#### Problem to work on
Set down, exactly as written, the lines from the top of the data to the line that holds "width=.8pt] (#1,#2+#5) ..", and omit the pictures.

#### Data segment
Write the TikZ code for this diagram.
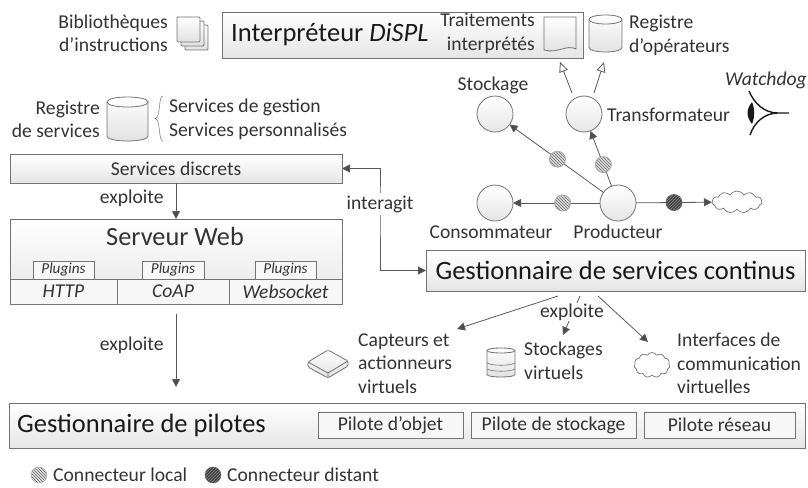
\documentclass[tikz,border=0pt]{standalone}
\usepackage{fontspec}
\setmainfont{Carlito}
\usetikzlibrary{arrows.meta,calc,patterns,positioning,shapes.geometric,shapes.symbols}
\tikzset{
  box/.style={draw=black!55,line width=.9pt,top color=white,bottom color=black!10,inner sep=0,outer sep=0,anchor=north west},
  plainbox/.style={draw=black!55,line width=.8pt,fill=black!3,inner sep=0,outer sep=0,anchor=north west},
  lbl/.style={inner sep=0,text=black!80,font=\fontsize{19.6}{23.5}\selectfont},
  biglbl/.style={inner sep=0,text=black!90,font=\fontsize{26.5}{28}\selectfont},
  place/.style={circle,draw=black!55,line width=.8pt,top color=white,bottom color=black!10,minimum size=36pt,inner sep=0,outer sep=0},
  icon/.style={draw=black!55,line width=.8pt,top color=white,bottom color=black!12},
  flow/.style={draw=black!65,line width=.8pt,-{Triangle[length=8pt,width=8pt,fill=black!70]}},
  openflow/.style={draw=black!65,line width=.8pt,-{Triangle[open,length=10pt,width=9pt,fill=white]}},
  localcon/.style={circle,draw=black!35,inner sep=0,minimum size=16pt,preaction={fill=black!12},pattern=north west lines,pattern color=black!60},
  distcon/.style={circle,draw=black!60,inner sep=0,minimum size=16pt,preaction={fill=black!75},pattern=north east lines,pattern color=black!45},
  nuage/.style={cloud,cloud puffs=11,cloud puff arc=120,aspect=2.2,draw=black!55,line width=.7pt,fill=white,inner sep=0,outer sep=0}
}
\newcommand{\cylindre}[5]{%
  \draw[icon] (#1,#2+#5) -- (#1,#2+#4-#5)
    .. controls (#1,#2+#4+#5/3) and (#1+#3,#2+#4+#5/3) .. (#1+#3,#2+#4-#5) -- (#1+#3,#2+#5)
    .. controls (#1+#3,#2-#5/3) and (#1,#2-#5/3) .. cycle;
  \draw[draw=black!55,line width=.8pt] (#1,#2+#5) .. controls (#1,#2+#5*7/3) and (#1+#3,#2+#5*7/3) .. (#1+#3,#2+#5);}

\begin{document}
\begin{tikzpicture}[x=1pt,y=-1pt]
  \useasboundingbox (0,0) rectangle (808,487);
  % draw interpreter row
  \node[box,minimum width=361pt,minimum height=46pt] (interpreteur) at (222,12) {};
  \node[biglbl,anchor=west] (interpreteurlbl) at (231,35) {Interpréteur \textit{DiSPL}};
  \node[lbl,anchor=east,align=right] (biblio) at (168,33.5) {Bibliothèques\\d’instructions};
  \foreach \d in {8,4,0} {
    \draw[icon,rounded corners=1pt] (177+\d,17+\d) rectangle ++(23,25);
  }
  \node[lbl,anchor=east,align=right] (traitements) at (535,33.5) {Traitements\\interprétés};
  \draw[icon] (544,17) -- (576,17) -- (576,49) .. controls (566,44) and (558,54) .. (544,50) -- cycle;
  \cylindre{589}{15}{33}{37}{4.5}
  \node[lbl,anchor=west,align=left] (regop) at (629,35.5) {Registre\\d’opérateurs};
  % draw operator graph
  \node[place] (stockage) at (495,114) {};
  \node[place] (transformateur) at (584,114) {};
  \node[place] (consommateur) at (495,203) {};
  \node[place] (producteur) at (618,203) {};
  \node[nuage,minimum width=50pt,minimum height=22pt] (sortie) at (737,202) {};
  \node[lbl] (stockagelbl) at (493,85) {Stockage};
  \node[lbl,anchor=west] (transfolbl) at (607,115) {Transformateur};
  \node[lbl] (consolbl) at (491,232) {Consommateur};
  \node[lbl] (prodlbl) at (618,232) {Producteur};
  \draw[flow] (producteur) -- node[localcon,pos=.49] (c1) {} (stockage);
  \draw[flow] (producteur) -- node[localcon,pos=.39] (c2) {} (transformateur);
  \draw[flow] (producteur) -- node[localcon,pos=.43] (c3) {} (consommateur);
  \draw[flow] (producteur) -- node[distcon,pos=.5] (c4) {} (sortie);
  \coordinate (t1) at (572,93);
  \coordinate (i1) at (560,62);
  \coordinate (t2) at (594,93);
  \coordinate (i2) at (604,62);
  \draw[openflow] (t1) -- (i1);
  \draw[openflow] (t2) -- (i2);
  % draw watchdog
  \node[lbl,anchor=west,font=\fontsize{19.6}{20}\selectfont\itshape] (watchdog) at (725,80) {Watchdog};
  \draw[black!90,line width=1.4pt] (749,91) .. controls (754,103) and (764,113) .. (778,113) -- (789,113)
    (750,135) .. controls (754,123) and (764,113) .. (778,113);
  \fill[black!90] (752,102) .. controls (746,110) and (746,116) .. (752,124) .. controls (755,116) and (755,110) .. cycle;
  % draw services column
  \node[lbl,anchor=east,align=right] (regserv) at (100,119.5) {Registre\\de services};
  \cylindre{107}{97}{41}{44}{5}
  \draw[draw=black!50,line width=.6pt] (163,96) .. controls (158,96) and (161,118) .. (155,118.5)
    .. controls (161,119) and (158,141) .. (163,141);
  \node[lbl,anchor=west,align=left] (typesserv) at (169,119.5) {Services de gestion\\Services personnalisés};
  \node[box,minimum width=332pt,minimum height=29pt] (discrets) at (10,154) {};
  \node[lbl] at (discrets.center) {Services discrets};
  \node[box,minimum width=332pt,minimum height=85pt] (serveur) at (10,219) {};
  \node[lbl,font=\fontsize{26.3}{27}\selectfont] (serveurlbl) at (175,236) {Serveur Web};
  \foreach \x/\w/\n in {33/61/p1,142/62/p2,255/61/p3} {
    \node[plainbox,minimum width=\w pt,minimum height=18pt] (\n) at (\x,261) {};
    \node[lbl,font=\fontsize{15.2}{16}\selectfont\itshape] at (\n.center) {Plugins};
  }
  \foreach \x/\w/\t/\n in {10/107/HTTP/http,117/112/CoAP/coap,229/113/Websocket/ws} {
    \node[plainbox,minimum width=\w pt,minimum height=25pt] (\n) at (\x,279) {};
    \node[lbl,font=\fontsize{19.6}{20}\selectfont\itshape] at (\n.center) {\t};
  }
  \draw[flow] (discrets.south) -- node[lbl,anchor=east,pos=.42,xshift=-12pt] (exploite1) {exploite} (serveur.north);
  % draw drivers
  \node[box,minimum width=796pt,minimum height=45pt] (pilotes) at (9,403) {};
  \node[biglbl,anchor=west] (piloteslbl) at (17,425) {Gestionnaire de pilotes};
  \foreach \x/\w/\t/\n in {318/145/{Pilote d’objet}/po,471/165/{Pilote de stockage}/ps,644/151/{Pilote réseau}/pr} {
    \node[plainbox,minimum width=\w pt,minimum height=25.5pt] (\n) at (\x,412.5) {};
    \node[lbl] at (\n.center) {\t};
  }
  \draw[flow,shorten <=10pt,shorten >=16pt] (serveur.south) -- node[lbl,anchor=east,pos=.42,xshift=-12pt] (exploite2) {exploite} (serveur.south |- pilotes.north);
  % draw continuous services manager
  \node[box,minimum width=379pt,minimum height=41pt] (continus) at (426,250) {};
  \node[biglbl] (continuslbl) at (continus.center) {Gestionnaire de services continus};
  \coordinate (coude) at (380,204);
  \draw[flow,{Triangle[length=8pt,width=8pt,fill=black!70]}-{Triangle[length=8pt,width=8pt,fill=black!70]}] (discrets.east) -| (coude) |- (continus.west);
  \node[lbl,fill=white,inner ysep=3pt] (interagit) at (coude) {interagit};
  % draw virtual resources
  \coordinate (d1) at (558,296);
  \coordinate (a1) at (457,329);
  \coordinate (d2) at (580,296);
  \coordinate (a2) at (563,335);
  \coordinate (d3) at (598,296);
  \coordinate (a3) at (648,342);
  \draw[flow] (d1) -- (a1);
  \draw[flow] (d2) -- (a2);
  \draw[flow] (d3) -- (a3);
  \node[lbl,fill=white,inner ysep=1pt] (exploite3) at (572,312) {exploite};
  \node[lbl,anchor=west,align=left] (capteurs) at (358,363.5) {Capteurs et\\actionneurs\\virtuels};
  \node[lbl,anchor=west,align=left] (stockvirt) at (524,361) {Stockages\\virtuels};
  \node[lbl,anchor=west,align=left] (interfaces) at (677,363.5) {Interfaces de\\communication\\virtuelles};
  \draw[icon,rounded corners=1.5pt] (308,362) -- (328,350) -- (348,361) -- (348,366) -- (328,378) -- (308,367) -- cycle;
  \draw[draw=black!55,line width=.8pt] (308,362) -- (328,373) -- (348,361) (328,373) -- (328,378);
  \cylindre{487}{348}{28}{29}{2.5}
  \draw[draw=black!55,line width=.6pt] (487,363) .. controls (492,366) and (510,366) .. (515,363)
    (487,369) .. controls (492,372) and (510,372) .. (515,369);
  \node[nuage,minimum width=36pt,minimum height=25pt] (nuagevirt) at (652,365) {};
  % draw legend
  \node[localcon] (leglocal) at (39,475) {};
  \node[lbl,anchor=west] (leglocallbl) at (53,475) {Connecteur local};
  \node[distcon] (legdist) at (213,475) {};
  \node[lbl,anchor=west] (legdistlbl) at (227,475) {Connecteur distant};
\end{tikzpicture}
\end{document}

#### Solution for this exercise
Write the TikZ code for this diagram.
\documentclass[tikz,border=0pt]{standalone}
\usepackage{fontspec}
\setmainfont{Carlito}
\usetikzlibrary{arrows.meta,calc,patterns,positioning,shapes.geometric,shapes.symbols}
\tikzset{
  box/.style={draw=black!55,line width=.9pt,top color=white,bottom color=black!10,inner sep=0,outer sep=0,anchor=north west},
  plainbox/.style={draw=black!55,line width=.8pt,fill=black!3,inner sep=0,outer sep=0,anchor=north west},
  lbl/.style={inner sep=0,text=black!80,font=\fontsize{19.6}{23.5}\selectfont},
  biglbl/.style={inner sep=0,text=black!90,font=\fontsize{26.5}{28}\selectfont},
  place/.style={circle,draw=black!55,line width=.8pt,top color=white,bottom color=black!10,minimum size=36pt,inner sep=0,outer sep=0},
  icon/.style={draw=black!55,line width=.8pt,top color=white,bottom color=black!12},
  flow/.style={draw=black!65,line width=.8pt,-{Triangle[length=8pt,width=8pt,fill=black!70]}},
  openflow/.style={draw=black!65,line width=.8pt,-{Triangle[open,length=10pt,width=9pt,fill=white]}},
  localcon/.style={circle,draw=black!35,inner sep=0,minimum size=16pt,preaction={fill=black!12},pattern=north west lines,pattern color=black!60},
  distcon/.style={circle,draw=black!60,inner sep=0,minimum size=16pt,preaction={fill=black!75},pattern=north east lines,pattern color=black!45},
  nuage/.style={cloud,cloud puffs=11,cloud puff arc=120,aspect=2.2,draw=black!55,line width=.7pt,fill=white,inner sep=0,outer sep=0}
}
\newcommand{\cylindre}[5]{%
  \draw[icon] (#1,#2+#5) -- (#1,#2+#4-#5)
    .. controls (#1,#2+#4+#5/3) and (#1+#3,#2+#4+#5/3) .. (#1+#3,#2+#4-#5) -- (#1+#3,#2+#5)
    .. controls (#1+#3,#2-#5/3) and (#1,#2-#5/3) .. cycle;
  \draw[draw=black!55,line width=.8pt] (#1,#2+#5) .. controls (#1,#2+#5*7/3) and (#1+#3,#2+#5*7/3) .. (#1+#3,#2+#5);}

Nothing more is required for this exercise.